An online chess clock is a two-player game timer: each player has their own clock, and only the clock of the player to move runs down. To use it, open the chess clock, pick a time control, then tap your own side after every move to stop your clock and start your opponent’s. If a clock reaches zero it flags, showing that player ran out of time.
It runs in your browser, free, with no sign-up, and keeps working offline once loaded, so it works as a backup clock when your set does not have one.
Set a time control
A time control is the starting time plus any bonus. Pick a preset or set your own:
- Base time. The minutes each player begins with. Both sides start equal.
- Increment. Seconds added to your clock after each move you make.
- Delay. Seconds that pass before your clock starts counting on your turn.

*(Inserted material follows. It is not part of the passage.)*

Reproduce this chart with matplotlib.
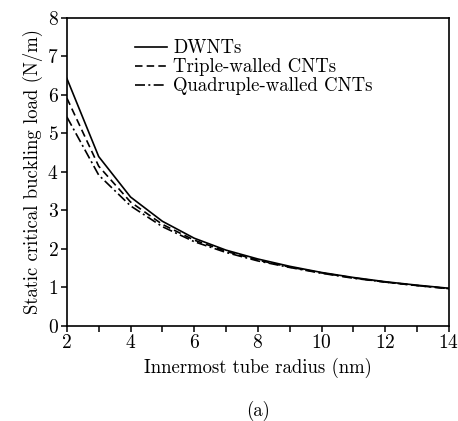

Common controls are written as base plus increment. 3+2 is three minutes each with two seconds added per move. 5+0 is five minutes each with no bonus. 15+10 suits a longer, more thoughtful game.
Play a game
- Set the time control and place the device between both players.
- The player with the white pieces moves first on the board, then taps the other side to start. The first tap begins the opponent’s clock.
- After each of your moves, tap your own side to stop your clock and pass the turn.
- The active clock is highlighted, so it is always clear whose time is running.
- If a clock hits zero it flags. That player is out of time.
The second player’s clock is shown upside down, so two people sitting across a table each read their own clock the right way up.
Increment and delay, and why they matter
Without any bonus, a winning position can still be lost simply because a player runs out of time while thinking. Increment and delay soften that.
Increment rewards quick, confident moves by handing seconds back, which keeps a game alive even when both clocks get low. Delay is gentler still: it gives you a few free seconds each turn before your clock moves, without letting time accumulate. For casual games, a small increment like two or three seconds keeps things fair without dragging them out.
Beyond chess
The same clock works for any turn-based game where each player should get a fair share of thinking time, from draughts to two-player card games. If you only need to time a single side rather than alternate between two, the stopwatch or a plain online timer is the simpler tool.